Maria Quero, a 26-year-old from Venezuela who is nearly nine months pregnant, was among those standing outside the Row hotel Tuesday morning with her luggage and other personal effects in tow.
She said her plan was to head across town to the Roosevelt Hotel, another midtown accommodation that’s been repurposed as an intake center for arriving migrants. There, city officials say, migrant families could reapply for another 60-day stay in the shelter system.
“We have no idea what is going to happen there,” Quero said in Spanish as her husband, David Dominguez, gathered their belongings for the roughly 20-minute walk. “It’s very stressful. It gives me a lot of anxiety.”
The two, who arrived in the country six months ago and had been at the Row for five months, said they don’t have friends or family they can stay with if they can’t secure another city bed.
“Let’s hope we have a suitable place. We know people who have been to the tents while they are pregnant,” added Dominguez, referring to the temporary shelters the city has erected in Brooklyn to house the newest arrivals. “A woman cannot be in a tent when she's pregnant.”
The Adams administration has warned for weeks that no one seeking a new placement is guaranteed another bed.
But Adams and other city officials said Monday that they would prioritize families and try to place them near their children’s schools in order to minimize any disruption to their education.
“This is not going to be a city where we’re going to place children and families on the street and have them sleep on the street,” Adams said ahead of Tuesday’s move-outs. “That is not going to happen.”

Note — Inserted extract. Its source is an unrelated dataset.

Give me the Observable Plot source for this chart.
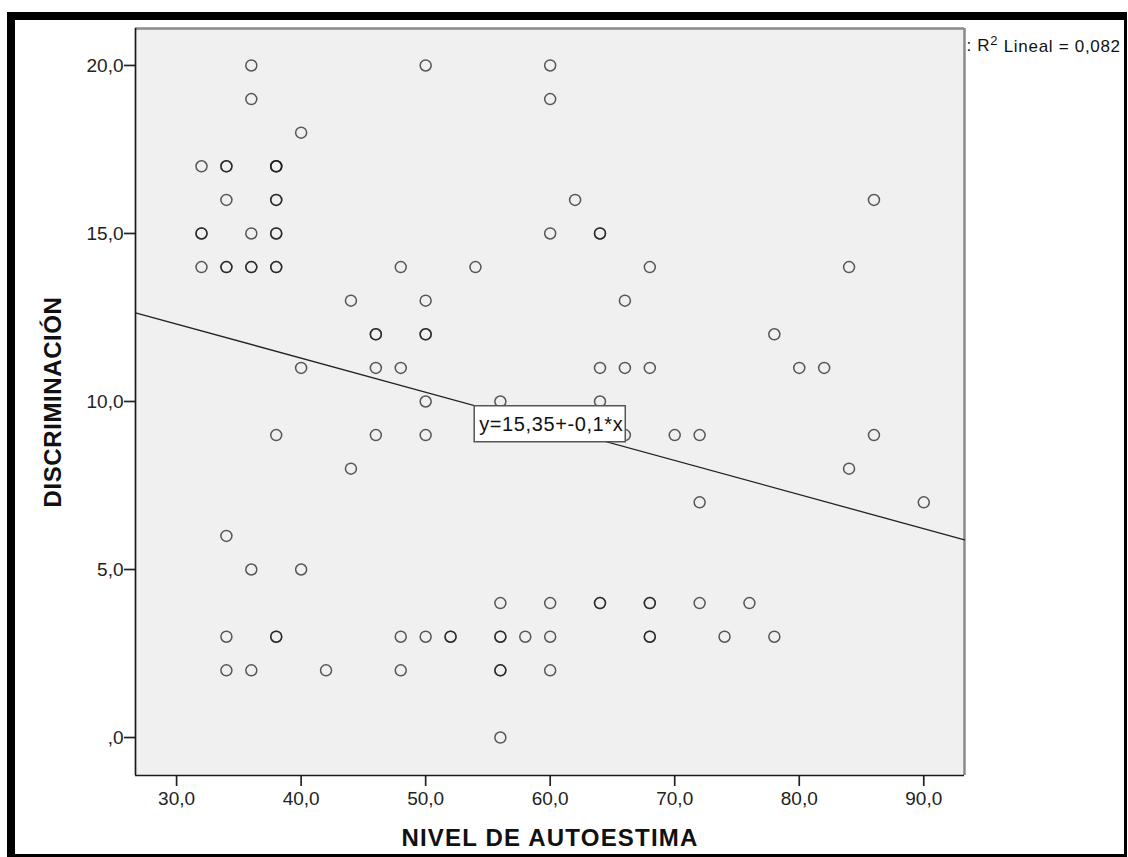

Immigrant advocates have held rallies in recent days saying the new policy could lead to families waiting in long lines in the bitter cold to secure a new shelter placement — the situation single migrant adults have faced since the fall, when they were limited to 30 days in city shelters.
The time limits could also disrupt the schooling of migrant children who might have to change schools if their families are moved elsewhere, advocates say.
City Comptroller Brad Lander said Tuesday that he’s launching an investigation into the Adams’ administration’s implementation of the 60-day policy, including whether it was properly explained to families and its ultimate costs.
“What information is actually being provided to people? Are there protocols for the 60-day evictions?” he said outside the Row hotel as families checked out.
Some 4,800 eviction notices have been sent to migrant families in shelters.
Mayra Martinez, a 40-year-old mother from Colombia, said her three children have mixed feelings about leaving the Row.
The family had been living at the hotel for more than a year and have saved up enough to rent a three-bedroom apartment in nearby Newark, New Jersey.
“They like it here, but you can’t cook in the hotel and they miss home-cooked food,” Martinez said in Spanish as she and her husband loaded their belongings into a waiting rideshare. “They’re also a little sad because of their school. They’ll have to change and get used to a new school.”
The hotel evictions occurred as city officials also temporarily evacuated nearly 2,000 migrants housed at Floyd Bennett Field, the former airport in Brooklyn, ahead of a potentially damaging storm. Adams’ administration had erected the temporary shelter at the airfield in response to the waves of new immigrants arriving in the city.
“To be clear, this relocation is a proactive measure being taken out of an abundance of caution to ensure the safety and well-being of individuals working and living at the center,” Kayla Mamelak, an Adams spokesperson, said in a statement. “The relocation will continue until any weather conditions that may arise have stabilized and the facility is once again fit for living.”
The residents, many of them families with children, were sent to nearby James Madison High School, also in Brooklyn.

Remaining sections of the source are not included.